Wie heißt es so schön? Mitgehangen, mitgefangen. In diesem speziellen Fall sorgten meine lieben Kollegen aus der Redaktion dafür, dass ich mich für einen ‚Selbstversuch‘ doch allen Ernstes auf den Fahrradsattel schwingen und unsere Heimat ohne ausgiebige Schlemmereien erkunden musste. Ein echtes Mammutprojekt für jemanden, der sonst doch lieber wandert – und zwar vom Parkplatz zum Tisch und wieder zurück. Aber was tut man nicht alles für die treuen Leser …
Was mit Zweifeln begann, entpuppte sich im Nachhinein jedoch als fantastischer Ausflug. Ich war zwar schon immer ein absoluter Verfechter unserer Region, dass sie aber gerade jenseits und entlang der deutsch-niederländischen Grenze so viele Überraschungen und landschaftliche Reize bietet, das hat mich doch glatt vom Hocker beziehungsweise aus dem Sattel gehauen. Und auch aus Sicht des Testers waren die Redaktions-Ausflüge sehr ergiebig, schließlich habe ich durch sie das Waldgasthaus Galgenvenn, unser heutiges Ziel, entdeckt.
Mitten im Grenzwald bei Nettetal, ungefähr dort, wo sich Fuchs und Hase gute Nacht sagen, liegt das gemütliche Restaurant samt einladendem Biergarten. Eigentlich irgendwo im Nirgendwo und trotzdem für einen Abend unter der Woche sehr gut besucht. Kein Wunder, hier sitzt man wirklich traumhaft schön. Und dann diese Ruhe … Kein Straßenlärm, stattdessen
Vogelgezwitscher und das Rauschen des Windes in den Baumwipfeln! Ich schicke ein Stoßgebet gen Himmel, dass jetzt bitte auch das Essen den ersten Wohlfühl-Eindruck fortführt.
Die Karte klingt zumindest schon sehr verlockend. Sie ist zwar nicht gespickt mit innovativen Kreationen, dafür verführt sie mit einigen Klassikern der deutschen Küche und zwei grenzgenialen Highlights: Essen vom heißen Stein und regionale Wildgerichte. Die Hauptgänge wären damit doch schon gebucht.
Vorneweg probieren wir das ‚Champignonpfännchen in Rieslingsahnesauce‘ und das ‚Carpaccio vom Grenzwalder Wildrücken mit Rucola und Parmesan‘. Beides genussreiche Einstimmungen. Aus Erfahrung weiß ich, wie schwer es ist, Pilze in schmackhafter Sauce zuzubereiten, ohne dass das edle Gemüse zu weich gekocht ist – hier ist es der Küche perfekt gelungen. Der Wildrücken gibt allerdings Rätsel auf. So zart und mild, das kann doch nichts anderes als Reh sein? Falsch gedacht: Es handelt sich tatsächlich um Wildschwein! Leider kann ich betteln, wie ich will, keiner möchte mir das Geheimnis des fantastischen Gerichts verraten. Wie gemein …

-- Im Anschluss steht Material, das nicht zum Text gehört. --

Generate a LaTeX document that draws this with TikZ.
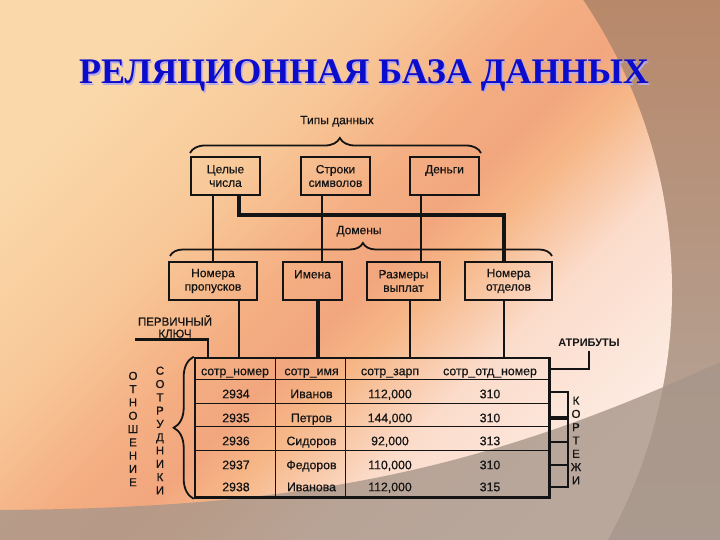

Gemein gut geht es auch bei den Hauptgerichten weiter. Ich stelle mich der Herausforderung des heißen Steins: Schaffe ich es tatsächlich, mein Steak ‚englisch‘ zu verzehren und das auch noch, ohne mir die ungeschickten Finger zu verbrennen? Ja, es klappt wunderbar. Nur selten habe ich deutsches Rind dieser Qualität erleben dürfen. Dazu noch eine Auswahl hausgemachter Dips von fruchtig bis pikant, ein frischer Salat und warmes Baguette. Mir gegenüber duftet das Ragout vom Grenzwalder Wild in fruchtiger Waldpilzsauce. Auch hier wieder großes Raten: Welches Tier sorgt für Begeisterung? In diesem Fall ist es gleich eine Trilogie aus Damwild, Reh und Wildschwein. Ich bin wirklich tief beeindruckt, wie mild diese im Geschmack doch eher kräftigen Fleischsorten auf der Zunge zergehen.
Einen Tipp gibt uns die Chefin aber noch selbst, als wir unser Lob auch kundtun wollen. Das Waldgasthaus ist aufgrund seiner idyllischen Lage natürlich ein ideales Ausflugslokal – sonntags kann es hier dementsprechend voll sein. Fluch und Segen zugleich. Wenn Sie nun neugierig geworden sind, sollten also auch Sie lieber die Wochentage im Galgenvenn ausklingen lassen.